Given task
Omit every picture, and retype the lines that run from the beginning of the data below through the line containing "iowc_depth = [-2594.2, -2594.2]", inclusive.

-- Start --

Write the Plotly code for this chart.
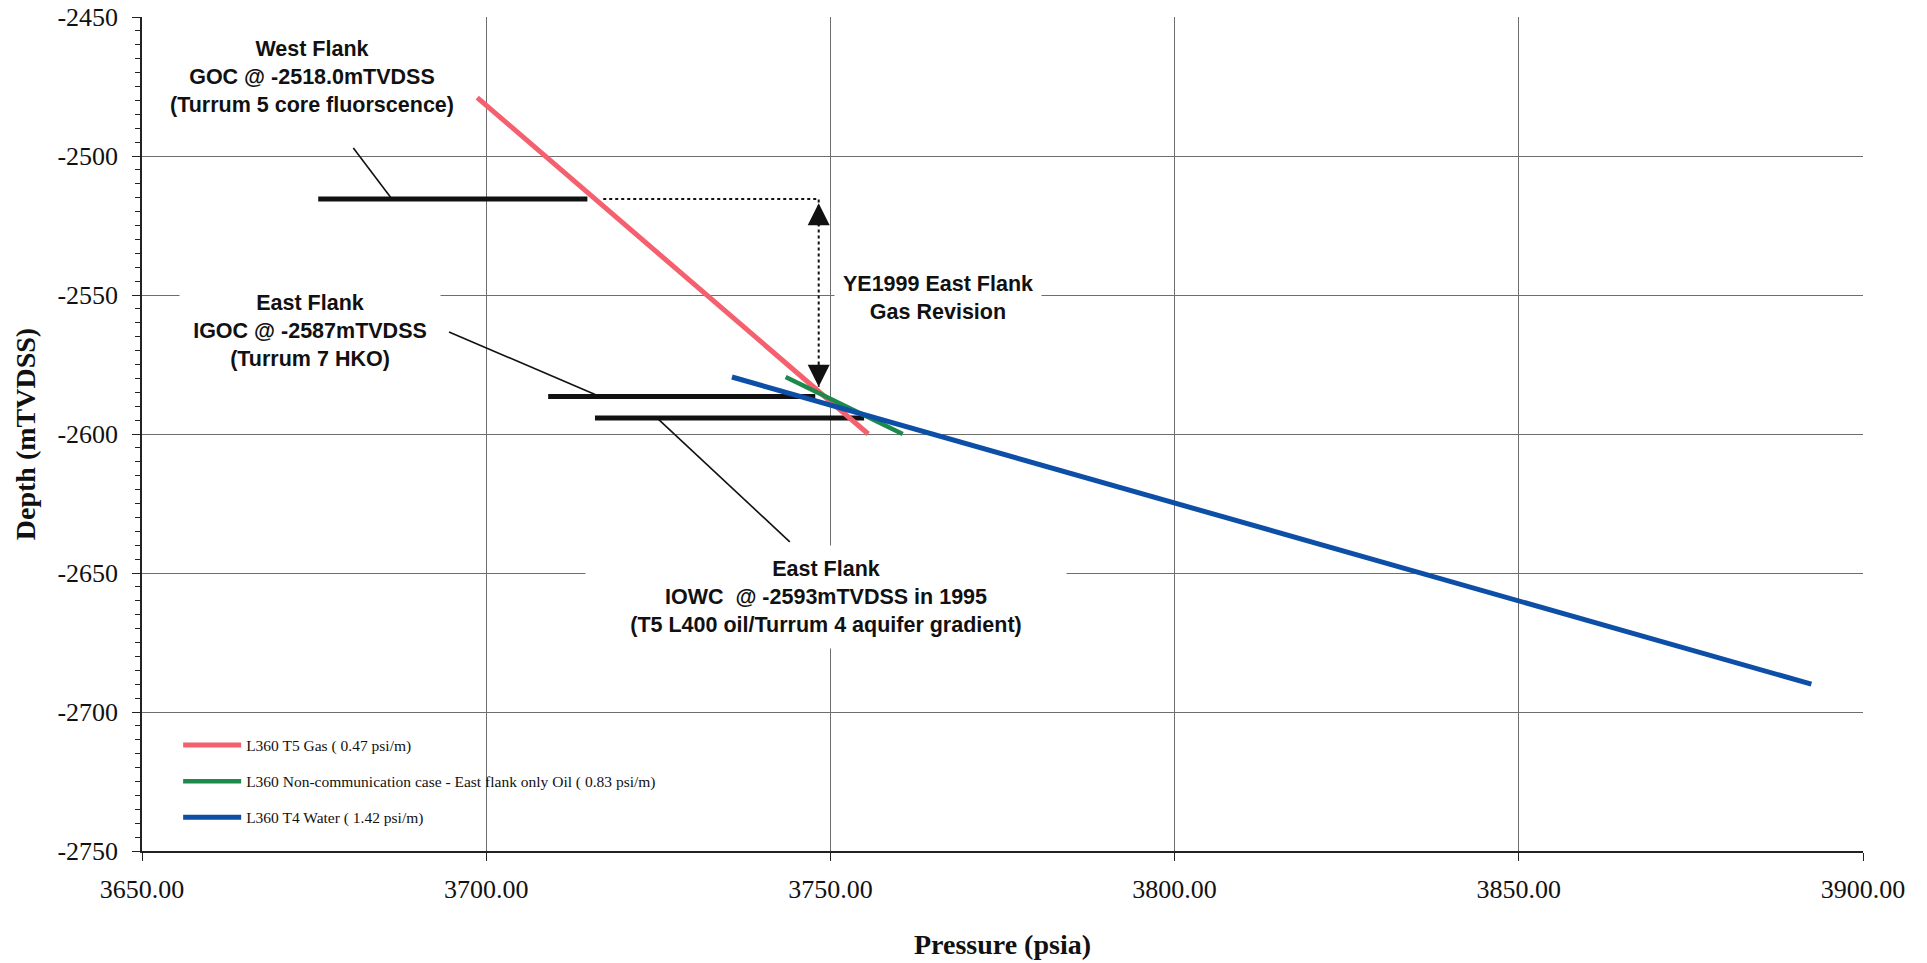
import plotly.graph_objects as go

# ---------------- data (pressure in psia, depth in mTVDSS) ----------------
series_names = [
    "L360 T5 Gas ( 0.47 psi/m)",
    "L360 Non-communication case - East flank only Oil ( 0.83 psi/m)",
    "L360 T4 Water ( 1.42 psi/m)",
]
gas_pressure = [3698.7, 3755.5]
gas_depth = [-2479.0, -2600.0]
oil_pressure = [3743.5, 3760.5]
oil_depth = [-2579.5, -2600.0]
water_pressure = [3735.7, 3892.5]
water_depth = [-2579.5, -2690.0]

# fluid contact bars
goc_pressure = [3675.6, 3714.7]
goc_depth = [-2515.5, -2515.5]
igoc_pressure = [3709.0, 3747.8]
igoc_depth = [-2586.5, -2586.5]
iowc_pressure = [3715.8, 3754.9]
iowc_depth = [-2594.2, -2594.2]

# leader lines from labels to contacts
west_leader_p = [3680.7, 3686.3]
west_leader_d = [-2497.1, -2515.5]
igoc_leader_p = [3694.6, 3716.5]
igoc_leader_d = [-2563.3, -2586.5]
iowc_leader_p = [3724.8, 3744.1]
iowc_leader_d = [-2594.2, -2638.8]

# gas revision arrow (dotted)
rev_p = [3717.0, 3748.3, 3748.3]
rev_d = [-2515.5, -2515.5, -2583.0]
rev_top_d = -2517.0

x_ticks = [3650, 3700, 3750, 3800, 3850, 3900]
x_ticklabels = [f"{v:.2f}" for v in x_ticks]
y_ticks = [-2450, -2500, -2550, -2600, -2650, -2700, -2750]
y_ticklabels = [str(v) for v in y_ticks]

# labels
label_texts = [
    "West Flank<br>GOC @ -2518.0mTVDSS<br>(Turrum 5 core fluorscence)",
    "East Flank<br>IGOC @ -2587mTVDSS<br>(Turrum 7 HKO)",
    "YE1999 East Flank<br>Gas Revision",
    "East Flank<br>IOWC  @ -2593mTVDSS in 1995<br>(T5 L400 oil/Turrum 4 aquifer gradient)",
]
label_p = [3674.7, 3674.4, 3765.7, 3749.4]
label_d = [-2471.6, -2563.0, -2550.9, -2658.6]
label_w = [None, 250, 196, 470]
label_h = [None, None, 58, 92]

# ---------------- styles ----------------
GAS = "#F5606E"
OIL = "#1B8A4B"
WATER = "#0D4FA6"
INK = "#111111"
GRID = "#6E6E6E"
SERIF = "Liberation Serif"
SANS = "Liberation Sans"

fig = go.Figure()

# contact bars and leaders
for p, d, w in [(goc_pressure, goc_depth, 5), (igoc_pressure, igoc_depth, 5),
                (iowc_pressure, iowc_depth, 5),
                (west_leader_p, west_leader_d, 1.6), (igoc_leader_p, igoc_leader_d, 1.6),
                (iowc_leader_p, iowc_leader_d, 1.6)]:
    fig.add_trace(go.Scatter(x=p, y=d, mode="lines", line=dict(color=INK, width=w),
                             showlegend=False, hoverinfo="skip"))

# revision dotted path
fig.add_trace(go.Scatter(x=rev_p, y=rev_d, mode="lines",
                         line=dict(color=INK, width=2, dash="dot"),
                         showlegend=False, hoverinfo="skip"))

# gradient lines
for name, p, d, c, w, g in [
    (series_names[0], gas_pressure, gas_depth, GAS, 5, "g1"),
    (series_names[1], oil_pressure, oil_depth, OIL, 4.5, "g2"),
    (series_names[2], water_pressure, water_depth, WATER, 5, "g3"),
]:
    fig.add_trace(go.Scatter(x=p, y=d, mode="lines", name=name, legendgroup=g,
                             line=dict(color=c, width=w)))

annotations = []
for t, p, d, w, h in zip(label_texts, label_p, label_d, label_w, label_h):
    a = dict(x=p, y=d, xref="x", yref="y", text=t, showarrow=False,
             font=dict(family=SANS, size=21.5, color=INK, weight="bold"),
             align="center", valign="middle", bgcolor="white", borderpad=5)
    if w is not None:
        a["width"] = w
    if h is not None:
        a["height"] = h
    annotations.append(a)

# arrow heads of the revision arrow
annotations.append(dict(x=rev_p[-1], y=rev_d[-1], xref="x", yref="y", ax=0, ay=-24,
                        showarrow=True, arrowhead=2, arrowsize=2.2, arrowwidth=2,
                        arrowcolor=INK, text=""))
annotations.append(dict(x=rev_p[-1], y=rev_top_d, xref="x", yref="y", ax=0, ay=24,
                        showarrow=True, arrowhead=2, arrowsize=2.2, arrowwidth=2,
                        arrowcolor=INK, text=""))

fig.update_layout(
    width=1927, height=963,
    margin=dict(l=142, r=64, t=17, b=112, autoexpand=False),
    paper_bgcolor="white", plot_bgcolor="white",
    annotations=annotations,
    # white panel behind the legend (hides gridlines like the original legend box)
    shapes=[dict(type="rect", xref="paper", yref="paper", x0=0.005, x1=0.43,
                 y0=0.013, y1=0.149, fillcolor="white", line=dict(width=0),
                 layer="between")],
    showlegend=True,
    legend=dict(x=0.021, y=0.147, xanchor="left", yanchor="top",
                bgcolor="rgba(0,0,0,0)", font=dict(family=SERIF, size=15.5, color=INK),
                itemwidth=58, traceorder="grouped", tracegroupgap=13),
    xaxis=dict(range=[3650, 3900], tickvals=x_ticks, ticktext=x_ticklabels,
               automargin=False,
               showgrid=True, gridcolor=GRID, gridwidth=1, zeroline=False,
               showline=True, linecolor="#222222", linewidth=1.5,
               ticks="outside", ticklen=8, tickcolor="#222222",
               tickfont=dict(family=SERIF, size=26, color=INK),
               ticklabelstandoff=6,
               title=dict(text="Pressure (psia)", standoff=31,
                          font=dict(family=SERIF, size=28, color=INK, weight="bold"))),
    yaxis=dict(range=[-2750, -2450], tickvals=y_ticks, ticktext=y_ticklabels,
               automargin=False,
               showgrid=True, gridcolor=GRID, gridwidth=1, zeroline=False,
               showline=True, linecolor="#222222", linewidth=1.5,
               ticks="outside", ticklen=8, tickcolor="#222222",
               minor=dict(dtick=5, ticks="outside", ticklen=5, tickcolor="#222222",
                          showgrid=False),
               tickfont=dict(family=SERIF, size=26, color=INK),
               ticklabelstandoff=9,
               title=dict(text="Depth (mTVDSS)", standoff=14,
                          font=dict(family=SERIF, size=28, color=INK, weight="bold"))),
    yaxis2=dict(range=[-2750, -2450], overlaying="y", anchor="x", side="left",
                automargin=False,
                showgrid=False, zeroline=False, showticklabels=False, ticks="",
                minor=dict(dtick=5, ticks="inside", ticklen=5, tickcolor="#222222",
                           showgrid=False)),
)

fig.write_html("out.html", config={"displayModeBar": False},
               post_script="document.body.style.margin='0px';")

-- End --

Output of the task
Write the Plotly code for this chart.
import plotly.graph_objects as go

# ---------------- data (pressure in psia, depth in mTVDSS) ----------------
series_names = [
    "L360 T5 Gas ( 0.47 psi/m)",
    "L360 Non-communication case - East flank only Oil ( 0.83 psi/m)",
    "L360 T4 Water ( 1.42 psi/m)",
]
gas_pressure = [3698.7, 3755.5]
gas_depth = [-2479.0, -2600.0]
oil_pressure = [3743.5, 3760.5]
oil_depth = [-2579.5, -2600.0]
water_pressure = [3735.7, 3892.5]
water_depth = [-2579.5, -2690.0]

# fluid contact bars
goc_pressure = [3675.6, 3714.7]
goc_depth = [-2515.5, -2515.5]
igoc_pressure = [3709.0, 3747.8]
igoc_depth = [-2586.5, -2586.5]
iowc_pressure = [3715.8, 3754.9]
iowc_depth = [-2594.2, -2594.2]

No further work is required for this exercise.